Conventionally, communication system designs typically use point of load power line filtering due to numerous reliability issues associated with filtering at a Power Distribution Unit (PDU). Alternatively, conventional system designs can use redundant PDU filtering, however this takes up significant space on a module and/or at a rack level which in turn limits space, bandwidth, etc. and increases cost. Conventional systems that use feed power filtering at the rack distribution point must be design and installed as redundant which disadvantageously takes up considerable rack space.
A PDU is a device configured to distribute electrical power. Communication systems are typically deployed in frames or racks with one or more PDUs. The PDUs are connected to an external power supply unit. For example, PDUs can include two 70 Amp modules with dual feeds on each module, two 500 Amp modules with eight feeds to each, an 80 Amp PDU with dual feed, and the like. Currently communications equipment receive power from a Central Office (CO) that is delivered to a fuse (or circuit breaker) panels that is connected to shelves of equipment located in the same rack.

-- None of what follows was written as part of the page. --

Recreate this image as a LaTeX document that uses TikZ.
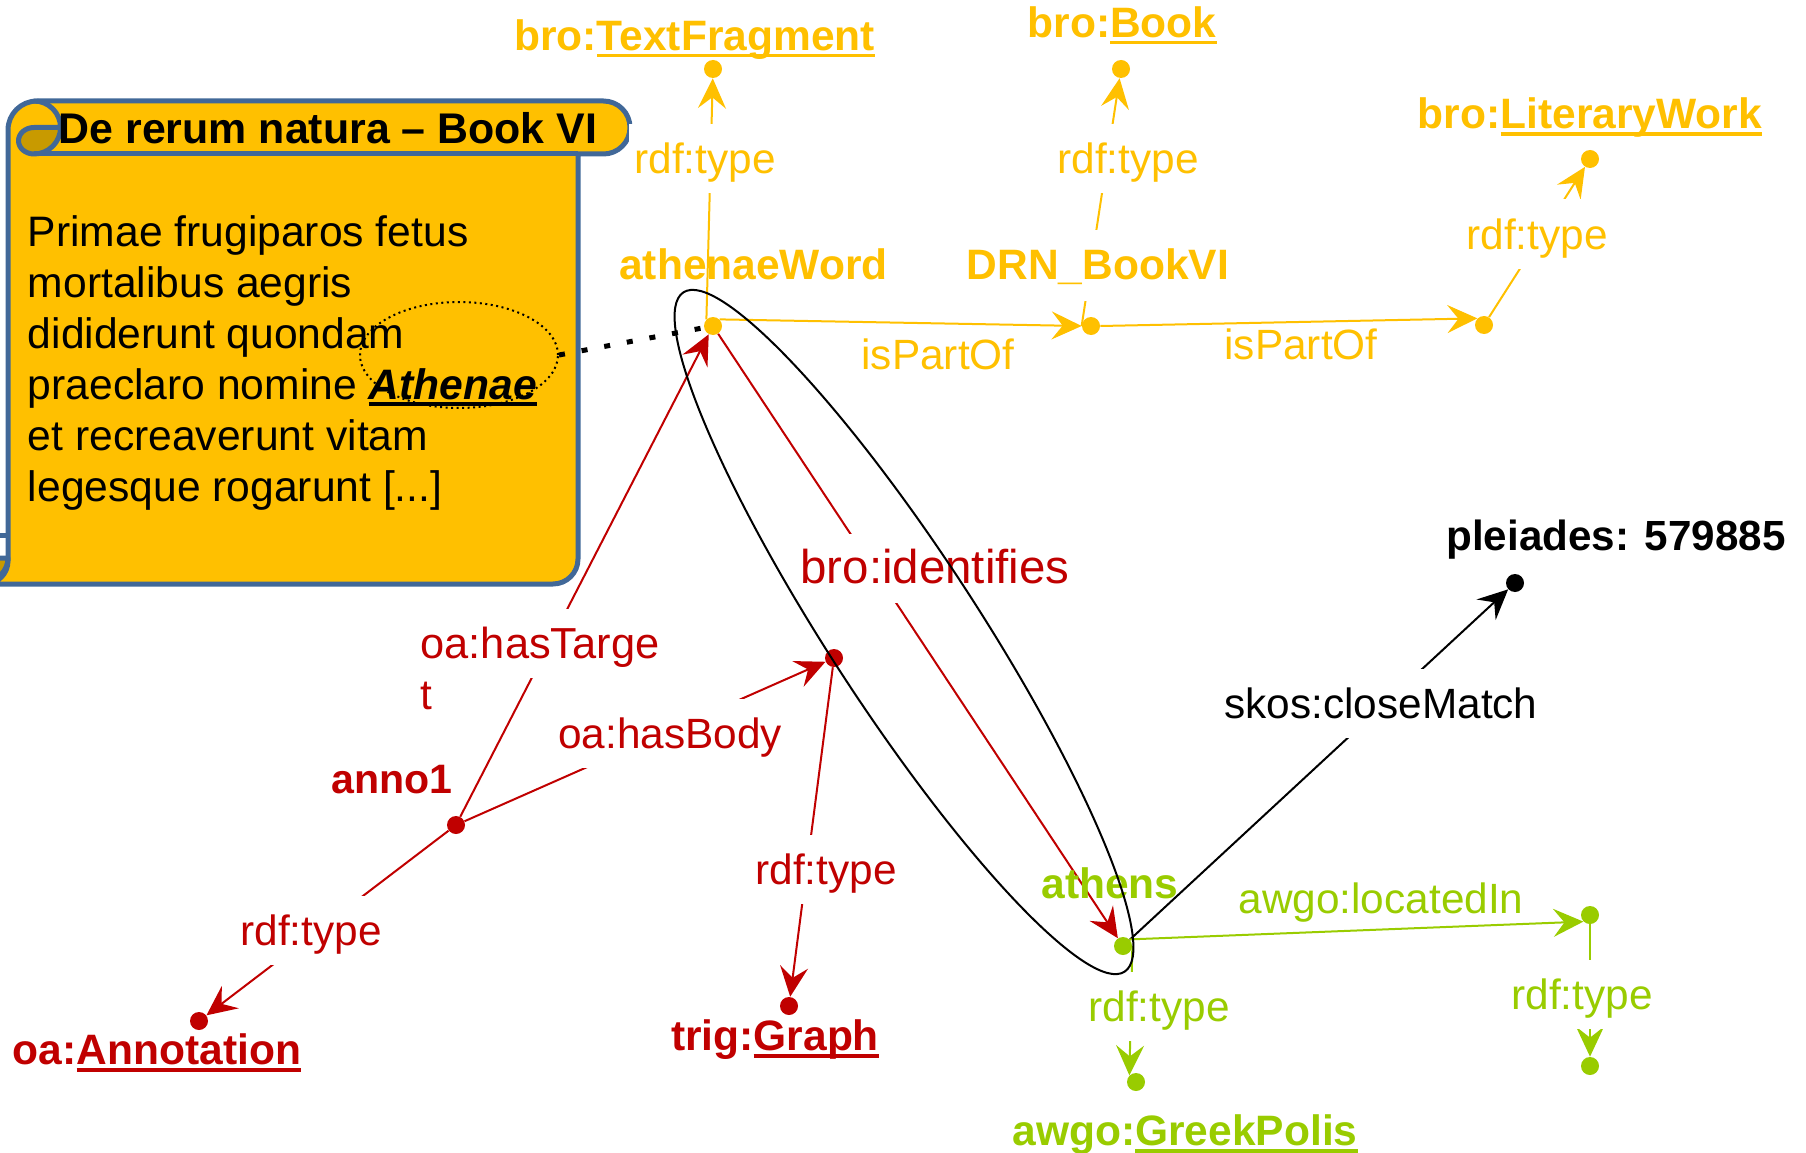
\documentclass[tikz,border=0pt]{standalone}
\usepackage{fontspec}
\setmainfont{Liberation Sans}
\newsavebox{\caixaText}
\newcommand{\subratllat}[1]{\sbox{\caixaText}{#1}\rlap{\usebox{\caixaText}}\rule[-3.9pt]{\wd\caixaText}{2pt}}
\usetikzlibrary{shapes.geometric, arrows.meta}
\definecolor{grocBro}{RGB}{255,192,0}
\definecolor{vermellOa}{RGB}{192,0,0}
\definecolor{verdAwgo}{RGB}{153,204,0}
\definecolor{blauVora}{RGB}{65,104,152}
\definecolor{grocFosc}{RGB}{200,154,0}
\tikzstyle{puntNode} = [circle, fill, inner sep=0, minimum size=.36cm]
\tikzstyle{nomNode} = [font=\fontsize{24.2}{29}\selectfont\bfseries, inner sep=0]
\tikzstyle{nomTapa} = [nomNode, fill=white, inner ysep=.28cm, inner xsep=.1cm, text height=.72cm, text depth=.14cm]
\tikzstyle{etiqueta} = [font=\fontsize{24.1}{29}\selectfont, inner sep=0]
\tikzstyle{etiquetaTapa} = [etiqueta, fill=white, inner ysep=.26cm, inner xsep=.1cm, text height=.73cm, text depth=.13cm]
\tikzstyle{arrow} = [line width=.04cm, -{Stealth[length=.6cm, width=.56cm, inset=.22cm]}]
\tikzstyle{voraPergami} = [line width=.1cm, draw=blauVora, line join=round]
\tikzstyle{textPergami} = [font=\fontsize{24.25}{29}\selectfont, align=left, inner sep=0]

\begin{document}
\begin{tikzpicture}[node distance=2cm]
	\useasboundingbox (0,0) rectangle (36.12,-23.04);

	% Pergami
	\draw [voraPergami, fill=grocBro] (.16,-2.6) arc[start angle=180, end angle=90, radius=.58] -- (12.07,-2.02) arc[start angle=90, end angle=-90, radius=.53] -- (11.56,-3.08) -- (11.56,-11.18) arc[start angle=0, end angle=-90, radius=.5] -- (-.3,-11.68) arc[start angle=-90, end angle=0, radius=.46] -- cycle;
	\draw [voraPergami, fill=grocFosc] (.68,-2.55) -- (1.21,-2.55) arc[start angle=0, end angle=-90, radius=.53] arc[start angle=270, end angle=90, x radius=.31, y radius=.265] -- cycle;
	\draw [voraPergami] (.68,-2.02) arc[start angle=90, end angle=0, radius=.53];
	\draw [voraPergami] (.68,-3.08) -- (11.56,-3.08);
	\draw [voraPergami] (-.3,-10.7) -- (.16,-10.7);
	\draw [voraPergami, fill=grocFosc] (-.3,-11.16) -- (.16,-11.16) arc[start angle=0, end angle=-90, radius=.46] -- cycle;

	\node (titolPergami) [textPergami, font=\fontsize{24.4}{29}\selectfont\bfseries] at (6.56,-2.56) {De rerum natura -- Book VI};
	\node (textLlati) [textPergami, anchor=north west] at (.55,-4.3) {Primae frugiparos fetus\\mortalibus aegris\\dididerunt quondam\\praeclaro nomine \subratllat{\textbf{\textit{Athenae}}}\\et recreaverunt vitam\\legesque rogarunt [...]};
	\node (marcaAthenae) [ellipse, draw, dotted, line width=.04cm, inner sep=0, minimum width=3.96cm, minimum height=2.12cm] at (9.18,-7.1) {};

	% Nodes (punts)
	\node (puntWord) [puntNode, grocBro] at (14.26,-6.52) {};
	\node (puntFragment) [puntNode, grocBro, above of=puntWord, yshift=3.14cm] {};
	\node (puntDrn) [puntNode, grocBro, right of=puntWord, xshift=5.56cm] {};
	\node (puntBook) [puntNode, grocBro, above of=puntDrn, xshift=.6cm, yshift=3.14cm] {};
	\node (puntObra) [puntNode, grocBro, right of=puntDrn, xshift=5.86cm, yshift=.02cm] {};
	\node (puntLiterary) [puntNode, grocBro, above of=puntObra, xshift=2.12cm, yshift=1.32cm] {};
	\node (puntBody) [puntNode, vermellOa, below of=puntWord, xshift=2.42cm, yshift=-4.64cm] {};
	\node (puntAnno) [puntNode, vermellOa, left of=puntBody, xshift=-5.56cm, yshift=-3.34cm] {};
	\node (puntAnnotation) [puntNode, vermellOa, below of=puntAnno, xshift=-5.14cm, yshift=-1.92cm] {};
	\node (puntGraph) [puntNode, vermellOa, below of=puntBody, xshift=-.9cm, yshift=-4.96cm] {};
	\node (puntAthens) [puntNode, verdAwgo, below of=puntBody, xshift=5.78cm, yshift=-3.76cm] {};
	\node (puntLocated) [puntNode, verdAwgo, right of=puntAthens, xshift=7.34cm, yshift=.62cm] {};
	\node (puntPolis) [puntNode, verdAwgo, below of=puntAthens, xshift=.26cm, yshift=-.72cm] {};
	\node (puntFinal) [puntNode, verdAwgo, below of=puntLocated, yshift=-1.02cm] {};
	\node (puntPleiades) [puntNode, black, above of=puntAthens, xshift=7.84cm, yshift=5.26cm] {};

	% Fletxes entre els nodes
	\draw [line width=.1cm, dash pattern=on .12cm off .34cm] (marcaAthenae.east) -- (puntWord);
	\draw [arrow, grocBro] (puntWord.north west) -- (puntFragment);
	\draw [arrow, grocBro] (puntWord.north east) -- (puntDrn.west);
	\draw [arrow, grocBro] (puntDrn.west) -- (puntBook);
	\draw [arrow, grocBro] (puntDrn.east) -- (puntObra.north west);
	\draw [arrow, grocBro] (puntObra) -- (puntLiterary);
	\draw [arrow, vermellOa] (puntAnno) -- (puntWord);
	\draw [arrow, vermellOa] (puntAnno) -- (puntBody);
	\draw [arrow, vermellOa] (puntAnno) -- (puntAnnotation);
	\draw [arrow, vermellOa] (puntBody) -- (puntGraph);
	\draw [arrow, vermellOa] (puntWord) -- (puntAthens);
	\draw [arrow, black] (puntAthens) -- (puntPleiades);
	\draw [arrow, verdAwgo] (puntAthens.north east) -- (puntLocated.south west);
	\draw [arrow, verdAwgo] (puntAthens.east) -- (puntPolis.north west);
	\draw [arrow, verdAwgo] (puntLocated) -- (puntFinal);

	% Noms dels nodes
	\node (nomFragment) [nomNode, text=grocBro, above of=puntFragment, xshift=-.37cm, yshift=-1.41cm] {bro:\subratllat{TextFragment}};
	\node (nomBook) [nomNode, text=grocBro, above of=puntBook, xshift=.02cm, yshift=-1.13cm] {bro:\subratllat{Book}};
	\node (nomLiterary) [nomNode, text=grocBro, above of=puntLiterary, yshift=-1.18cm] {bro:\subratllat{LiteraryWork}};
	\node (nomWord) [nomNode, text=grocBro, above of=puntWord, xshift=.81cm, yshift=-.76cm] {athenaeWord};
	\node (nomDrn) [nomTapa, text=grocBro, above of=puntDrn, xshift=.14cm, yshift=-.78cm] {DRN\_BookVI};
	\node (nomAnno) [nomNode, font=\fontsize{23.4}{29}\selectfont\bfseries, text=vermellOa, left of=puntAnno, xshift=.72cm, yshift=.9cm] {anno1};
	\node (nomAnnotation) [nomNode, text=vermellOa, below of=puntAnnotation, xshift=-.84cm, yshift=1.36cm] {oa:\subratllat{Annotation}};
	\node (nomGraph) [nomNode, text=vermellOa, below of=puntGraph, xshift=-.28cm, yshift=1.32cm] {trig:\subratllat{Graph}};
	\node (nomAthens) [nomNode, text=verdAwgo, above of=puntAthens, xshift=-.26cm, yshift=-.74cm] {athens};
	\node (nomPolis) [nomNode, text=verdAwgo, below of=puntPolis, xshift=.98cm, yshift=.94cm] {awgo:\subratllat{GreekPolis}};
	\node (nomPleiades) [nomNode, font=\fontsize{24}{29}\selectfont\bfseries, text=black, above of=puntPleiades, xshift=2.02cm, yshift=-1.14cm] {pleiades: 579885};

	% Etiquetes de les fletxes
	\node (tipusFragment) [etiquetaTapa, text=grocBro, right of=puntFragment, xshift=-2.16cm, yshift=-1.8cm] {rdf:type};
	\node (tipusBook) [etiquetaTapa, text=grocBro, right of=puntBook, xshift=-1.86cm, yshift=-1.8cm] {rdf:type};
	\node (tipusLiterary) [etiquetaTapa, text=grocBro, left of=puntLiterary, xshift=.94cm, yshift=-1.5cm] {rdf:type};
	\node (partDrn) [etiqueta, text=grocBro, right of=puntWord, xshift=2.5cm, yshift=-.56cm] {isPartOf};
	\node (partObra) [etiqueta, text=grocBro, right of=puntDrn, xshift=2.2cm, yshift=-.36cm] {isPartOf};
	\node (etiquetaIdentifies) [etiquetaTapa, font=\fontsize{27}{29}\selectfont, text=vermellOa, below of=puntBody, xshift=2.02cm, yshift=3.8cm] {bro:identifies};
	\node (etiquetaTarget) [etiquetaTapa, font=\fontsize{24.7}{29}\selectfont, text=vermellOa, left of=puntBody, xshift=-3.88cm, yshift=.3cm] {oa:hasTarge};
	\node (etiquetaTarget2) [etiqueta, text=vermellOa, anchor=west, below of=etiquetaTarget, xshift=-2.28cm, yshift=.95cm] {t};
	\node (etiquetaBody) [etiquetaTapa, text=vermellOa, left of=puntBody, xshift=-1.28cm, yshift=-1.5cm] {oa:hasBody};
	\node (tipusAnnotation) [etiquetaTapa, text=vermellOa, below of=puntAnno, xshift=-2.9cm, yshift=-.1cm] {rdf:type};
	\node (tipusGraph) [etiquetaTapa, text=vermellOa, below of=puntBody, xshift=-.16cm, yshift=-2.22cm] {rdf:type};
	\node (etiquetaMatch) [etiquetaTapa, text=black, left of=puntPleiades, xshift=-.68cm, yshift=-2.4cm] {skos:closeMatch};
	\node (etiquetaLocated) [etiqueta, text=verdAwgo, right of=puntAthens, xshift=3.16cm, yshift=.86cm] {awgo:locatedIn};
	\node (tipusPolis) [etiquetaTapa, text=verdAwgo, below of=puntAthens, xshift=.72cm, yshift=.8cm] {rdf:type};
	\node (tipusFinal) [etiquetaTapa, text=verdAwgo, below of=puntLocated, xshift=-.16cm, yshift=.42cm] {rdf:type};

	% Conjunt marcat
	\node (conjunt) [ellipse, draw=black, line width=.04cm, inner sep=0, minimum width=16.2cm, minimum height=3cm, right of=puntBody, xshift=-.6cm, yshift=.52cm, rotate=-57] {};
\end{tikzpicture}
\end{document}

Traditionally, the electromagnetic interference (EMI) generated by other racks of equipment at the CO or other shelves in the same rack requires numerous broadband filters located on each module and fan assembly in the shelf. These filters must be effective at frequencies below 200 Hz to over 200 MHz for reliable operation as well as regulatory compliance. At the lower frequencies, components are large and take up valuable board space as well as generate heat which needs to be removed. At higher frequencies, capacitors need to be connected to a low impedance ground path while meeting 1000V standoff requirements.
Typically, communication systems are deployed through shelves housed on a rack. The rack also includes the PDU which is configured to provide power to the shelves. The shelves are configured to house modules for data processing, input/output interfaces, control, and the like. In the case of a next-generation dense wave division multiplexed (DWDM) system, for example, with three shelves in a rack containing more than sixty data processing modules and up to forty high flow fans modules per rack requires over a hundred filter circuits on the associated modules. The advantage of the traditional method of putting the filter networks on the modules is that the modules are cooled using redundant fans to meet reliability requirements. There are numerous disadvantages in placing that many filter circuits on modules including taking up considerable space limiting the number of data channels in a rack.
Additionally, the shelves utilize individual blank modules with faceplates for unequipped modules. These faceplates can include many features of installed (i.e., equipped) modules including EMI gaskets on two edges and ejector shields. The blanks have a vertical member to direct air-flow and simulate the module printed circuit board (PCB). Where multiple slots depending on system configuration need covering, a larger blank with single vertical section have been used as well as multiple single slot blanks.
The use of individual blanks with a single vertical member and gaskets on vertical edges has limitations such as requiring multiple blanks where several slots need covering and the air-flow in the blank area is greater than across adjacent module heat sinks and components because the pressure is much lower where the blanks are installed. The present single slot blank also has cost and environmental performance issues. The use of multiple slot blanks with a single vertical member and gaskets on vertical edges has even greater air-flow in the blank area than across adjacent modules with heat sinks and components because the pressure is much lower where the blank are installed. The single slot blank all has EMC issues due to structural weakness and environmental performance issues due to the lower pressure. The result is significant flow bypass in the air around the blank which starves the active modules that require more airflow.